▸ **Task objective**
Every entry below should be transcribed exactly; pictures stay out of the copy.

(Dataset rows)
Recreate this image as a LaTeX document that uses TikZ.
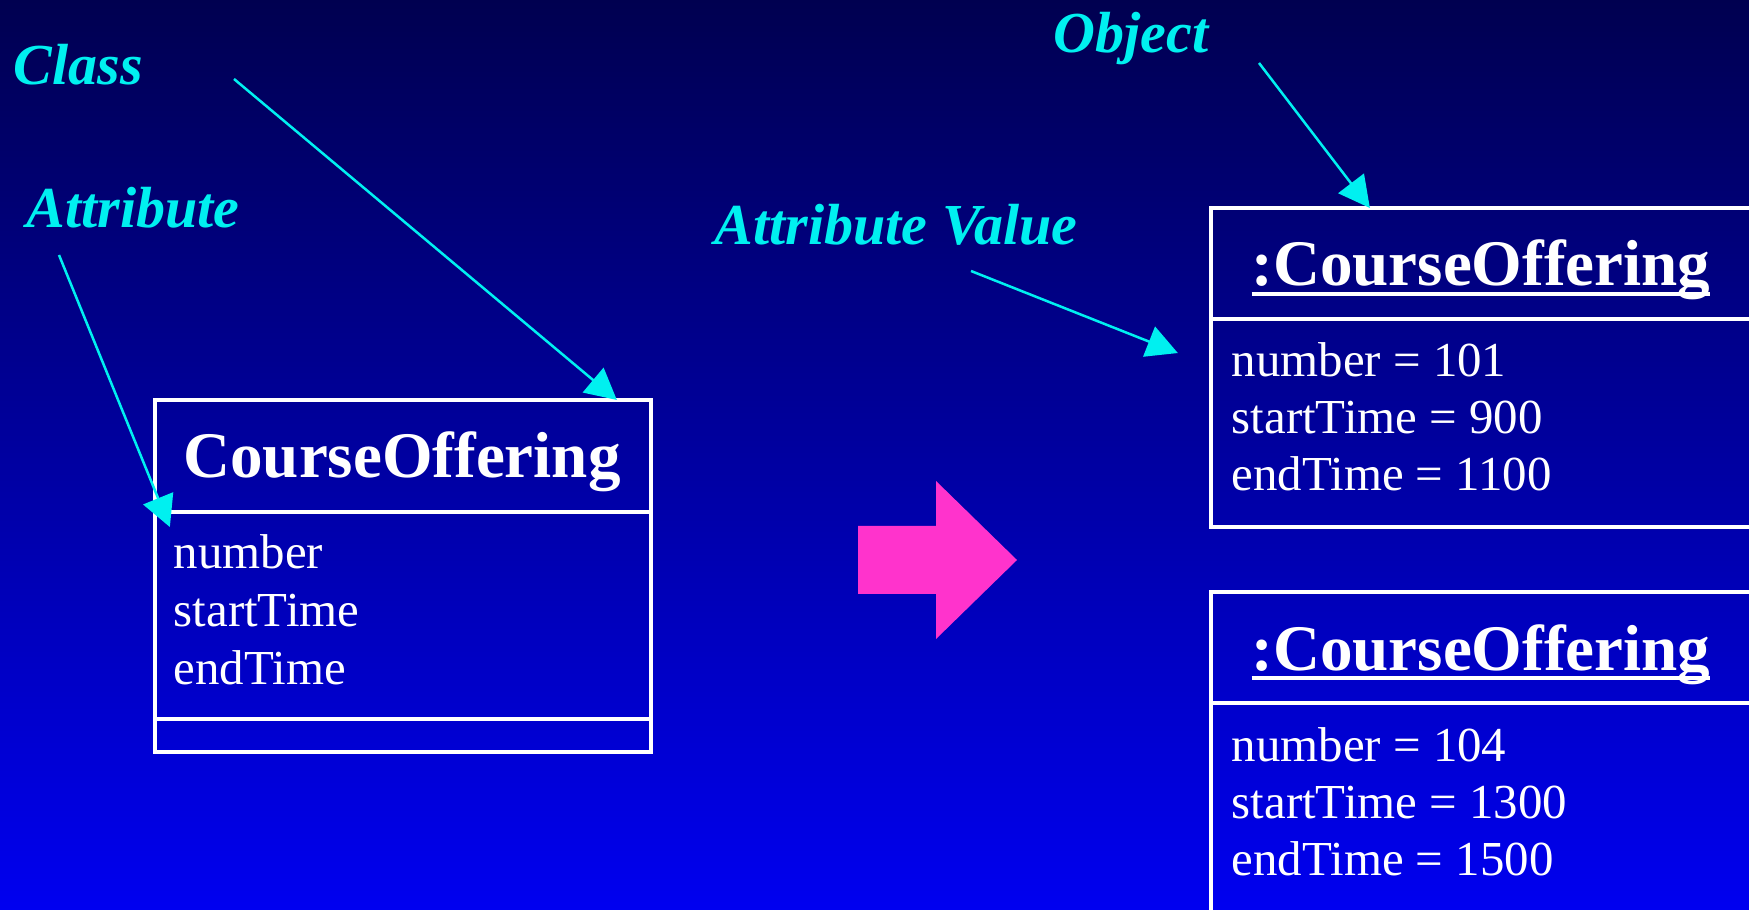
\documentclass[tikz,border=0pt]{standalone}
\usepackage{fontspec}
\setmainfont{Liberation Serif}
\usepackage{xcolor}
\usepackage{tikz}
\usetikzlibrary{arrows.meta, calc, positioning}
\definecolor{bgtop}{RGB}{0,0,80}
\definecolor{bgbottom}{RGB}{0,0,240}
\definecolor{notecyan}{RGB}{0,240,240}
\definecolor{arrowpink}{RGB}{255,51,204}
\tikzstyle{umlbox} = [rectangle, draw=white, line width=0.04cm, inner sep=0pt, outer sep=0pt, minimum width=4.96cm]
\tikzstyle{objbox} = [umlbox, minimum width=5.41cm]
\tikzstyle{headtext} = [text=white, inner sep=0pt, anchor=base, font=\fontsize{18.5}{22}\selectfont\bfseries]
\tikzstyle{attrtext} = [text=white, inner sep=0pt, anchor=base west, font=\fontsize{13.9}{16}\selectfont]
\tikzstyle{notelabel} = [text=notecyan, inner sep=0pt, anchor=base west, font=\fontsize{16.5}{20}\selectfont\bfseries\itshape]
\tikzstyle{pointer} = [notecyan, line width=0.025cm, -{Triangle[length=0.31cm,width=0.32cm]}]
\newcommand{\objname}[1]{\sbox0{#1}\rlap{\rule[-0.15em]{\wd0}{0.06em}}\usebox0}

\begin{document}
\begin{tikzpicture}[x=0.01cm, y=-0.01cm]
\useasboundingbox (0,0) rectangle (1749,910);
\clip (0,0) rectangle (1749,910);
\shade[top color=bgtop, bottom color=bgbottom] (0,0) rectangle (1749,910);

% class
\node[umlbox, minimum height=1.12cm] (classname) at (403,456) {};
\node[umlbox, minimum height=2.07cm, below=0pt of classname] (classattrs) {};
\node[umlbox, minimum height=0.33cm, below=0pt of classattrs] (classops) {};
\node[headtext] (classtitle) at (402,478) {CourseOffering};
\foreach \attr [count=\i] in {number, startTime, endTime}
  \node[attrtext] (classattr\i) at (173, {569+57.5*(\i-1)}) {\attr};

% objects
\node[objbox, minimum height=1.11cm] (obj1name) at (1481.5,263.5) {};
\node[objbox, minimum height=2.08cm, below=0pt of obj1name] (obj1attrs) {};
\node[headtext] (obj1title) at (1481,286) {\objname{:CourseOffering}};
\foreach \attr [count=\i] in {number = 101, startTime = 900, endTime = 1100}
  \node[attrtext] (obj1attr\i) at (1231, {377+57*(\i-1)}) {\attr};

\node[objbox, minimum height=1.11cm] (obj2name) at (1481.5,647.5) {};
\node[objbox, minimum height=2.20cm, below=0pt of obj2name] (obj2attrs) {};
\node[headtext] (obj2title) at (1481,670) {\objname{:CourseOffering}};
\foreach \attr [count=\i] in {number = 104, startTime = 1300, endTime = 1500}
  \node[attrtext] (obj2attr\i) at (1231, {761+57*(\i-1)}) {\attr};

% instantiation arrow
\fill[arrowpink] (858,526) -- (936,526) -- (936,481) -- (1017,560)
  -- (936,639) -- (936,594) -- (858,594) -- cycle;

% notes
\node[notelabel] (classnote) at (13,85) {Class};
\node[notelabel] (attrnote) at (26,228) {Attribute};
\node[notelabel] (valuenote) at (714,245) {Attribute Value};
\node[notelabel] (objectnote) at (1053,53) {Object};

\coordinate (classtail) at (234,79);
\coordinate (attrtail) at (59,255);
\coordinate (valuetail) at (971,271);
\coordinate (objecttail) at (1259,63);

\draw[pointer] (classtail) -- ($(classname.north west)+(462,0)$);
\draw[pointer] (attrtail) -- ($(classattrs.north west)+(15,15)$);
\draw[pointer] (valuetail) -- ($(obj1attrs.north west)+(-33,34)$);
\draw[pointer] (objecttail) -- ($(obj1name.north west)+(159,0)$);
\end{tikzpicture}
\end{document}
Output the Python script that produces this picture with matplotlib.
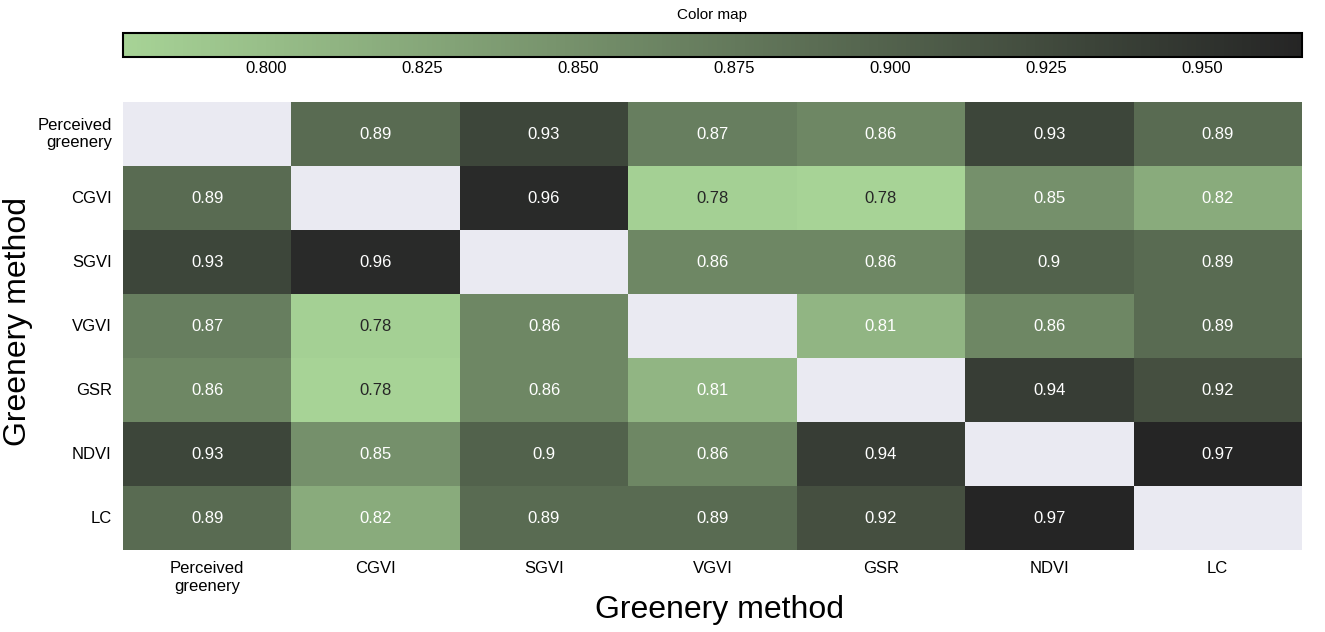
import numpy as np
import pandas as pd
import matplotlib
matplotlib.use("Agg")
import matplotlib.pyplot as plt
import seaborn as sns
from matplotlib.colors import LinearSegmentedColormap

plt.rcParams['font.family'] = ['Liberation Sans', 'DejaVu Sans']

methods = ['Perceived\ngreenery', 'CGVI', 'SGVI', 'VGVI', 'GSR', 'NDVI', 'LC']

# correlation matrix (diagonal is masked out)
corr_values = [
    [1.00, 0.89, 0.93, 0.87, 0.86, 0.93, 0.89],
    [0.89, 1.00, 0.96, 0.781, 0.777, 0.85, 0.82],
    [0.93, 0.96, 1.00, 0.86, 0.86, 0.90, 0.89],
    [0.87, 0.781, 0.86, 1.00, 0.81, 0.86, 0.89],
    [0.86, 0.777, 0.86, 0.81, 1.00, 0.94, 0.92],
    [0.93, 0.85, 0.90, 0.86, 0.94, 1.00, 0.966],
    [0.89, 0.82, 0.89, 0.89, 0.92, 0.966, 1.00],
]
cbar_ticks = [0.800, 0.825, 0.850, 0.875, 0.900, 0.925, 0.950]

df = pd.DataFrame(corr_values, index=methods, columns=methods)
mask = np.eye(len(methods), dtype=bool)

cmap = LinearSegmentedColormap.from_list('greens_dark', ['#a7d396', '#252525'])

fig = plt.figure(figsize=(13.25, 6.32), dpi=100)
ax = fig.add_axes([0.0928, 0.1297, 0.8898, 0.7089])
cax = fig.add_axes([0.0928, 0.9098, 0.8898, 0.038])
ax.set_facecolor('#eaeaf2')

sns.heatmap(df, mask=mask, cmap=cmap, vmin=0.777, vmax=0.966,
            annot=True, fmt='.2g', annot_kws={'fontsize': 12},
            ax=ax, cbar_ax=cax,
            cbar_kws={'orientation': 'horizontal', 'ticks': cbar_ticks,
                      'format': '%.3f'})

ax.set_xlabel('Greenery method', fontsize=23)
ax.set_ylabel('Greenery method', fontsize=23)
ax.xaxis.set_label_coords(0.506, -0.1)
ax.yaxis.set_label_coords(-0.076, 0.51)
ax.tick_params(axis='both', length=0, labelsize=12, pad=8)
ax.set_xticklabels(methods, rotation=0, ha='center')
ax.set_yticklabels(methods, rotation=0, va='center', multialignment='right')

cax.set_title('Color map', fontsize=11, pad=10)
cax.tick_params(length=0, labelsize=12, pad=3)
cbar = ax.collections[0].colorbar
cbar.outline.set_edgecolor('black')
cbar.outline.set_linewidth(1.5)

fig.savefig('out.png', dpi=100)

▸ **The reply**
Recreate this image as a LaTeX document that uses TikZ.
\documentclass[tikz,border=0pt]{standalone}
\usepackage{fontspec}
\setmainfont{Liberation Serif}
\usepackage{xcolor}
\usepackage{tikz}
\usetikzlibrary{arrows.meta, calc, positioning}
\definecolor{bgtop}{RGB}{0,0,80}
\definecolor{bgbottom}{RGB}{0,0,240}
\definecolor{notecyan}{RGB}{0,240,240}
\definecolor{arrowpink}{RGB}{255,51,204}
\tikzstyle{umlbox} = [rectangle, draw=white, line width=0.04cm, inner sep=0pt, outer sep=0pt, minimum width=4.96cm]
\tikzstyle{objbox} = [umlbox, minimum width=5.41cm]
\tikzstyle{headtext} = [text=white, inner sep=0pt, anchor=base, font=\fontsize{18.5}{22}\selectfont\bfseries]
\tikzstyle{attrtext} = [text=white, inner sep=0pt, anchor=base west, font=\fontsize{13.9}{16}\selectfont]
\tikzstyle{notelabel} = [text=notecyan, inner sep=0pt, anchor=base west, font=\fontsize{16.5}{20}\selectfont\bfseries\itshape]
\tikzstyle{pointer} = [notecyan, line width=0.025cm, -{Triangle[length=0.31cm,width=0.32cm]}]
\newcommand{\objname}[1]{\sbox0{#1}\rlap{\rule[-0.15em]{\wd0}{0.06em}}\usebox0}

\begin{document}
\begin{tikzpicture}[x=0.01cm, y=-0.01cm]
\useasboundingbox (0,0) rectangle (1749,910);
\clip (0,0) rectangle (1749,910);
\shade[top color=bgtop, bottom color=bgbottom] (0,0) rectangle (1749,910);

% class
\node[umlbox, minimum height=1.12cm] (classname) at (403,456) {};
\node[umlbox, minimum height=2.07cm, below=0pt of classname] (classattrs) {};
\node[umlbox, minimum height=0.33cm, below=0pt of classattrs] (classops) {};
\node[headtext] (classtitle) at (402,478) {CourseOffering};
\foreach \attr [count=\i] in {number, startTime, endTime}
  \node[attrtext] (classattr\i) at (173, {569+57.5*(\i-1)}) {\attr};

% objects
\node[objbox, minimum height=1.11cm] (obj1name) at (1481.5,263.5) {};
\node[objbox, minimum height=2.08cm, below=0pt of obj1name] (obj1attrs) {};
\node[headtext] (obj1title) at (1481,286) {\objname{:CourseOffering}};
\foreach \attr [count=\i] in {number = 101, startTime = 900, endTime = 1100}
  \node[attrtext] (obj1attr\i) at (1231, {377+57*(\i-1)}) {\attr};

\node[objbox, minimum height=1.11cm] (obj2name) at (1481.5,647.5) {};
\node[objbox, minimum height=2.20cm, below=0pt of obj2name] (obj2attrs) {};
\node[headtext] (obj2title) at (1481,670) {\objname{:CourseOffering}};
\foreach \attr [count=\i] in {number = 104, startTime = 1300, endTime = 1500}
  \node[attrtext] (obj2attr\i) at (1231, {761+57*(\i-1)}) {\attr};

% instantiation arrow
\fill[arrowpink] (858,526) -- (936,526) -- (936,481) -- (1017,560)
  -- (936,639) -- (936,594) -- (858,594) -- cycle;

% notes
\node[notelabel] (classnote) at (13,85) {Class};
\node[notelabel] (attrnote) at (26,228) {Attribute};
\node[notelabel] (valuenote) at (714,245) {Attribute Value};
\node[notelabel] (objectnote) at (1053,53) {Object};

\coordinate (classtail) at (234,79);
\coordinate (attrtail) at (59,255);
\coordinate (valuetail) at (971,271);
\coordinate (objecttail) at (1259,63);

\draw[pointer] (classtail) -- ($(classname.north west)+(462,0)$);
\draw[pointer] (attrtail) -- ($(classattrs.north west)+(15,15)$);
\draw[pointer] (valuetail) -- ($(obj1attrs.north west)+(-33,34)$);
\draw[pointer] (objecttail) -- ($(obj1name.north west)+(159,0)$);
\end{tikzpicture}
\end{document}
Output the Python script that produces this picture with matplotlib.
import numpy as np
import pandas as pd
import matplotlib
matplotlib.use("Agg")
import matplotlib.pyplot as plt
import seaborn as sns
from matplotlib.colors import LinearSegmentedColormap

plt.rcParams['font.family'] = ['Liberation Sans', 'DejaVu Sans']

methods = ['Perceived\ngreenery', 'CGVI', 'SGVI', 'VGVI', 'GSR', 'NDVI', 'LC']

# correlation matrix (diagonal is masked out)
corr_values = [
    [1.00, 0.89, 0.93, 0.87, 0.86, 0.93, 0.89],
    [0.89, 1.00, 0.96, 0.781, 0.777, 0.85, 0.82],
    [0.93, 0.96, 1.00, 0.86, 0.86, 0.90, 0.89],
    [0.87, 0.781, 0.86, 1.00, 0.81, 0.86, 0.89],
    [0.86, 0.777, 0.86, 0.81, 1.00, 0.94, 0.92],
    [0.93, 0.85, 0.90, 0.86, 0.94, 1.00, 0.966],
    [0.89, 0.82, 0.89, 0.89, 0.92, 0.966, 1.00],
]
cbar_ticks = [0.800, 0.825, 0.850, 0.875, 0.900, 0.925, 0.950]

df = pd.DataFrame(corr_values, index=methods, columns=methods)
mask = np.eye(len(methods), dtype=bool)

cmap = LinearSegmentedColormap.from_list('greens_dark', ['#a7d396', '#252525'])

fig = plt.figure(figsize=(13.25, 6.32), dpi=100)
ax = fig.add_axes([0.0928, 0.1297, 0.8898, 0.7089])
cax = fig.add_axes([0.0928, 0.9098, 0.8898, 0.038])
ax.set_facecolor('#eaeaf2')

sns.heatmap(df, mask=mask, cmap=cmap, vmin=0.777, vmax=0.966,
            annot=True, fmt='.2g', annot_kws={'fontsize': 12},
            ax=ax, cbar_ax=cax,
            cbar_kws={'orientation': 'horizontal', 'ticks': cbar_ticks,
                      'format': '%.3f'})

ax.set_xlabel('Greenery method', fontsize=23)
ax.set_ylabel('Greenery method', fontsize=23)
ax.xaxis.set_label_coords(0.506, -0.1)
ax.yaxis.set_label_coords(-0.076, 0.51)
ax.tick_params(axis='both', length=0, labelsize=12, pad=8)
ax.set_xticklabels(methods, rotation=0, ha='center')
ax.set_yticklabels(methods, rotation=0, va='center', multialignment='right')

cax.set_title('Color map', fontsize=11, pad=10)
cax.tick_params(length=0, labelsize=12, pad=3)
cbar = ax.collections[0].colorbar
cbar.outline.set_edgecolor('black')
cbar.outline.set_linewidth(1.5)

fig.savefig('out.png', dpi=100)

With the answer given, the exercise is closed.